Бауэр болезненно поморщился, попросил воды, пожаловался, что очень болит раненое плечо. Дали ему воды. Предложили прилечь, если трудно сидеть. Повязка на плече держалась нормально, и рана не могла помешать ему отвечать на вопросы. Он лег на диван, и мы подождали, пока он поудобней устроится.
— Я был в таком состоянии, — начал он снова, — что не соображал, что делаю. Мы разошлись с Мартой в разные стороны. Я побежал в клинику переодеваться и вдруг столкнулся с той женщиной. По ее лицу я понял, что она видела, как я раздевал сержанта… Она так смотрела на меня… Она могла подумать, что я его убил… Она хотела бежать, и у меня не было другого выхода… Она бы всем разболтала, и меня бы взяли…
— Ничего не соображал, а погон сунуть догадался. Спроси, для чего он это сделал?
— Чтобы стали искать русского, не меня.
— А почему он все-таки бежал не в гимнастерке и красноармейских сапогах, а в гражданской одежде?
— Это я уже потом сообразил. Понял, что, когда найдут женщину с погоном, мне никак нельзя будет появиться в советской форме, каждого будут проверять. Сам себе помешал… Ничего другого не оставалось, как бежать в штатском..

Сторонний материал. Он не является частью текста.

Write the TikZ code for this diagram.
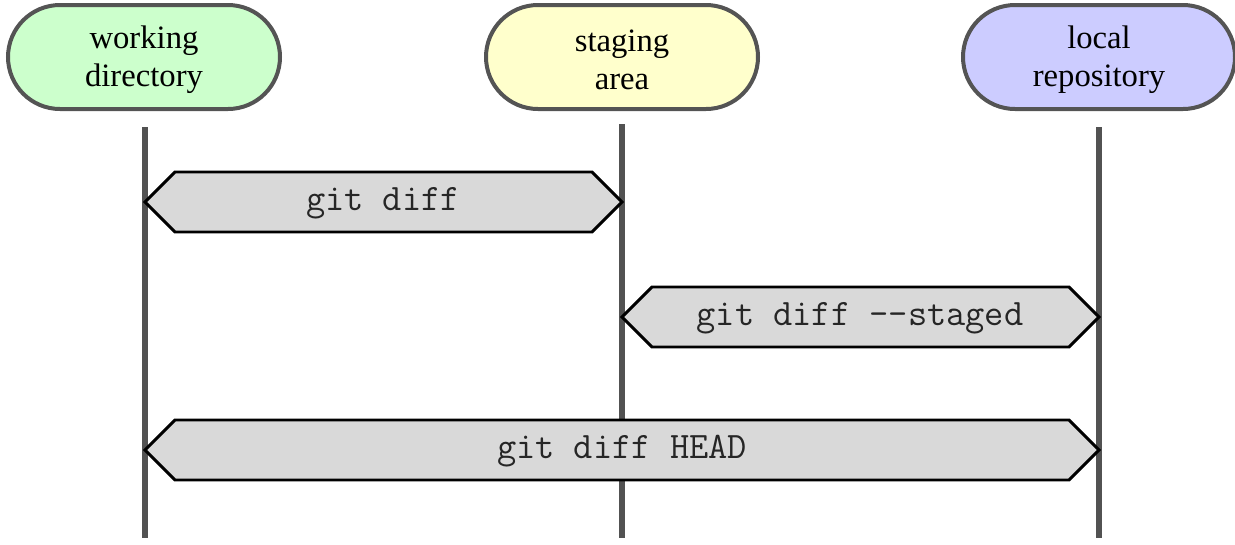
\documentclass[tikz,border=0pt]{standalone}
\usepackage{fontspec}
\setmainfont{Liberation Serif}
\begin{document}
\begin{tikzpicture}[x=0.75pt,y=-0.75pt,
  place/.style={draw=black!67,line width=3pt,rounded corners=39pt,minimum width=204pt,minimum height=78pt,
    align=center,font=\fontsize{24.5}{28.5}\selectfont,inner sep=0pt},
  life/.style={draw=black!68,line width=4.5pt},
  cmd/.style={draw=black,line width=2.2pt,fill=black!15,line join=miter},
  cmdtext/.style={font=\ttfamily\fontsize{28}{30}\selectfont,text=black!85}]
\useasboundingbox (0,0) rectangle (1235,544);
\node[place,fill={rgb,255:red,204;green,255;blue,204}] (wd) at (144,57) {};
\node[font=\fontsize{24.5}{28.5}\selectfont,align=center] (wdl) at (144,60) {working\\directory};
\node[place,fill={rgb,255:red,255;green,255;blue,204}] (sa) at (622,57) {};
\node[font=\fontsize{24.5}{28.5}\selectfont,align=center] (sal) at (622,60) {staging\\area};
\node[place,fill={rgb,255:red,204;green,204;blue,255}] (lr) at (1099,57) {};
\node[font=\fontsize{24.5}{28.5}\selectfont,align=center] (lrl) at (1099,60) {local\\repository};
\coordinate (wdt) at (145,127); \coordinate (wdb) at (145,538);
\coordinate (sat) at (622,124); \coordinate (sab) at (622,538);
\coordinate (lrt) at (1099,127); \coordinate (lrb) at (1099,538);
\draw[life] (wdt) -- (wdb);
\draw[life] (sat) -- (sab);
\draw[life] (lrt) -- (lrb);
% git diff
\draw[cmd] (145,202) -- (175,172) -- (592,172) -- (622,202) -- (592,232) -- (175,232) -- cycle;
\node[cmdtext] (d1) at (383,203) {git diff};
% staged
\draw[cmd] (622,317) -- (652,287) -- (1069,287) -- (1099,317) -- (1069,347) -- (652,347) -- cycle;
\node[cmdtext] (d2) at (860,318) {git diff -{}-staged};
% HEAD
\draw[cmd] (145,450) -- (175,420) -- (1069,420) -- (1099,450) -- (1069,480) -- (175,480) -- cycle;
\node[cmdtext] (d3) at (622,451) {git diff HEAD};
\end{tikzpicture}
\end{document}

Не все концы сходились с концами в его рассказе, напрашивались другие вопросы. Но я решил, что всю правду из него вытянут более опытные следователи, а мне нужно немедля обезвредить Герзига.
— Ладно. В основном все стало на место. Отведи его и возвращайся, поедем забирать Герзига с его племянницей.
Пока Стефан ходил, я позвонил Шамову и доложил, что убийца Терезы, немецкий эсэсовец, пойман и признался.
— Лихо! — с радостным изумлением воскликнул Шамов. — Я же всегда говорил, что великий сыщик в Содлаке погибает. Молодец, Тараныч, гору с плеч свалил. Спасибо, друг. Сейчас пришлю за ним конвой. Гляди, чтобы не сбежал, как тот американец, — не удержался он, чтобы не кольнуть меня. — И протокол допроса пришли.
— Какой протокол? — оторопел я.
— Ты же говоришь, что он признался. Значит, допрашивали его, или так, без слов догадался?
— Допрашивал, но записать не успели… У меня времени в обрез, нужно еще в клинику ехать, там главари сидят.
— Какие еще главари?
— Профессор этот проклятый всему голова. А протокол сами заведете, все равно будете наново допрашивать.
— Ну, знаешь, гусь-хрустальный, — Шамов даже подходящих слов не находил, — ты только никому не говори, что вел допрос и при этом ни строчки не записал — мухи будут смеяться. Молись богу, чтобы он у нас не отперся от своих показаний.
— Не отопрется, — уверенно пообещал я.
Бауэр действительно не отперся.
…Какими неумелыми и близорукими следователями были мы с тобой, когда радовались победе над Бауэром. Не знаю, как ты, а я очень гордился своей хваткой. Еще бы! Разве без меня он заговорил бы? Ты тогда спрашивал меня, почему он начал признаваться? Я что-то врал. Пора рассказать, как это было.